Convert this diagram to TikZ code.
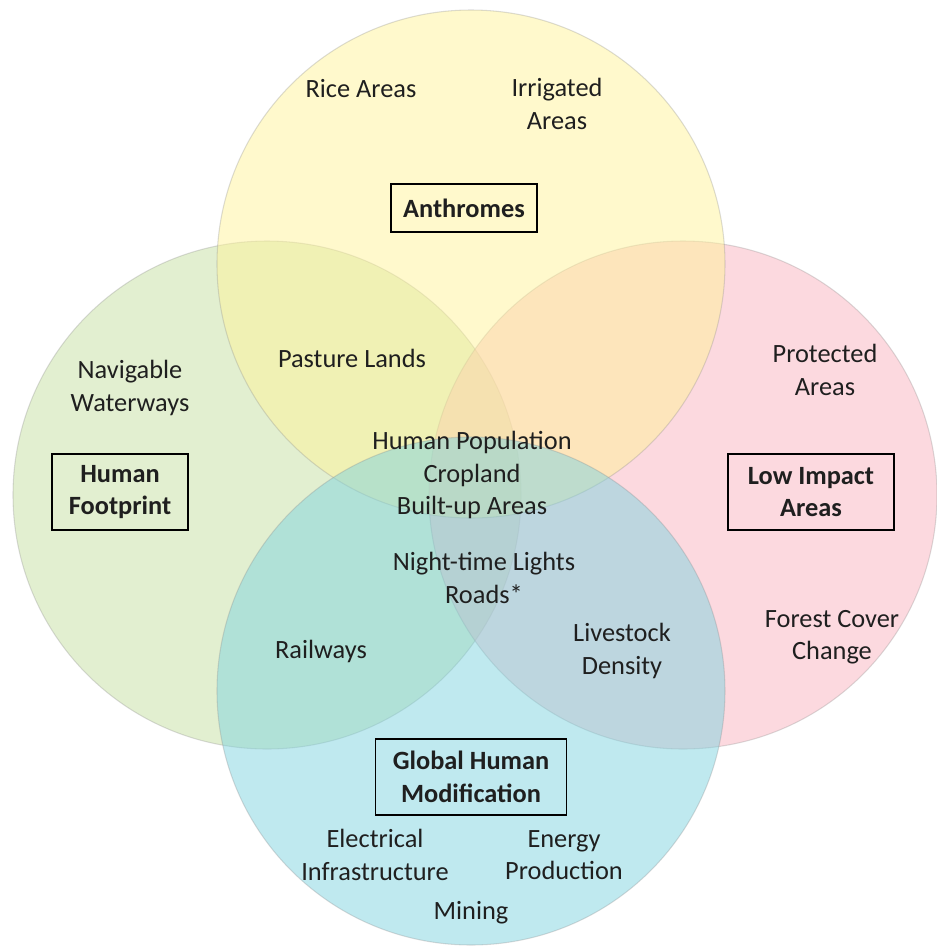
\documentclass[tikz,border=0pt]{standalone}
\usepackage{fontspec}
\setmainfont{Carlito}
\setsansfont{Carlito}
\usetikzlibrary{positioning}

\definecolor{anthroyellow}{RGB}{255,243,153}
\definecolor{footgreen}{RGB}{197,223,161}
\definecolor{lowpink}{RGB}{249,179,191}
\definecolor{modblue}{RGB}{127,211,223}

\begin{document}
\begin{tikzpicture}[
  every node/.style={font=\sffamily\fontsize{15}{18.4}\selectfont, text=black!88},
  venn/.style={circle, minimum size=10.16cm, inner sep=0pt, fill opacity=0.5, draw=black!45, draw opacity=0.3, line width=0.6pt},
  box/.style={draw, line width=0.75pt, align=center, font=\sffamily\bfseries\fontsize{15}{18.4}\selectfont, minimum height=0.96cm},
  item/.style={align=center}
]
\useasboundingbox (0,0) rectangle (18.74,-18.98);

% Circles
\node[venn, fill=footgreen] (foot) at (5.34,-9.90) {};
\node[venn, fill=lowpink] (low) at (13.66,-9.90) {};
\node[venn, fill=anthroyellow] (anthro) at (9.42,-5.28) {};
\node[venn, fill=modblue] (ghm) at (9.42,-13.82) {};

% Titles
\node[box, minimum width=2.92cm] (anthrobox) at (9.28,-4.16) {Anthromes};
\node[box, minimum width=2.72cm, minimum height=1.52cm] (footbox) at (2.40,-9.84) {Human\\Footprint};
\node[box, minimum width=3.32cm, minimum height=1.52cm] (lowbox) at (16.22,-9.84) {Low Impact\\Areas};
\node[box, minimum width=3.82cm, minimum height=1.52cm] (ghmbox) at (9.42,-15.54) {Global Human\\Modification};

% Top
\node[item] (rice) at (7.22,-1.78) {Rice Areas};
\node[item] (irrig) at (11.14,-2.08) {Irrigated\\Areas};

% Middle row
\node[item] (navig) at (2.60,-7.76) {Navigable\\Waterways};
\node[item] (pasture) at (7.04,-7.16) {Pasture Lands};
\node[item] (protect) at (16.50,-7.40) {Protected\\Areas};
\node[item] (centre) at (9.44,-9.50) {Human Population\\Cropland\\Built-up Areas};
\node[item] (lights) at (9.68,-11.56) {Night-time Lights\\Roads*};
\node[item] (rail) at (6.42,-13.02) {Railways};
\node[item] (livestock) at (12.44,-13.02) {Livestock\\Density};
\node[item] (forest) at (16.64,-12.74) {Forest Cover\\Change};

% Bottom
\node[item] (elec) at (7.50,-17.10) {Electrical\\Infrastructure};
\node[item] (energy) at (11.28,-17.10) {Energy\\Production};
\node[item] (mining) at (9.42,-18.26) {Mining};

\end{tikzpicture}
\end{document}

### [PROBLEM REQUIREMENTS]
Pictures stay out. Print the data exactly, from its first line through the line containing "minimum width=3.82cm, minimum".

### [RESPONSE TO THE TASK]
Convert this diagram to TikZ code.
\documentclass[tikz,border=0pt]{standalone}
\usepackage{fontspec}
\setmainfont{Carlito}
\setsansfont{Carlito}
\usetikzlibrary{positioning}

\definecolor{anthroyellow}{RGB}{255,243,153}
\definecolor{footgreen}{RGB}{197,223,161}
\definecolor{lowpink}{RGB}{249,179,191}
\definecolor{modblue}{RGB}{127,211,223}

\begin{document}
\begin{tikzpicture}[
  every node/.style={font=\sffamily\fontsize{15}{18.4}\selectfont, text=black!88},
  venn/.style={circle, minimum size=10.16cm, inner sep=0pt, fill opacity=0.5, draw=black!45, draw opacity=0.3, line width=0.6pt},
  box/.style={draw, line width=0.75pt, align=center, font=\sffamily\bfseries\fontsize{15}{18.4}\selectfont, minimum height=0.96cm},
  item/.style={align=center}
]
\useasboundingbox (0,0) rectangle (18.74,-18.98);

% Circles
\node[venn, fill=footgreen] (foot) at (5.34,-9.90) {};
\node[venn, fill=lowpink] (low) at (13.66,-9.90) {};
\node[venn, fill=anthroyellow] (anthro) at (9.42,-5.28) {};
\node[venn, fill=modblue] (ghm) at (9.42,-13.82) {};

% Titles
\node[box, minimum width=2.92cm] (anthrobox) at (9.28,-4.16) {Anthromes};
\node[box, minimum width=2.72cm, minimum height=1.52cm] (footbox) at (2.40,-9.84) {Human\\Footprint};
\node[box, minimum width=3.32cm, minimum height=1.52cm] (lowbox) at (16.22,-9.84) {Low Impact\\Areas};
\node[box, minimum width=3.82cm, minimum height=1.52cm] (ghmbox) at (9.42,-15.54) {Global Human\\Modification};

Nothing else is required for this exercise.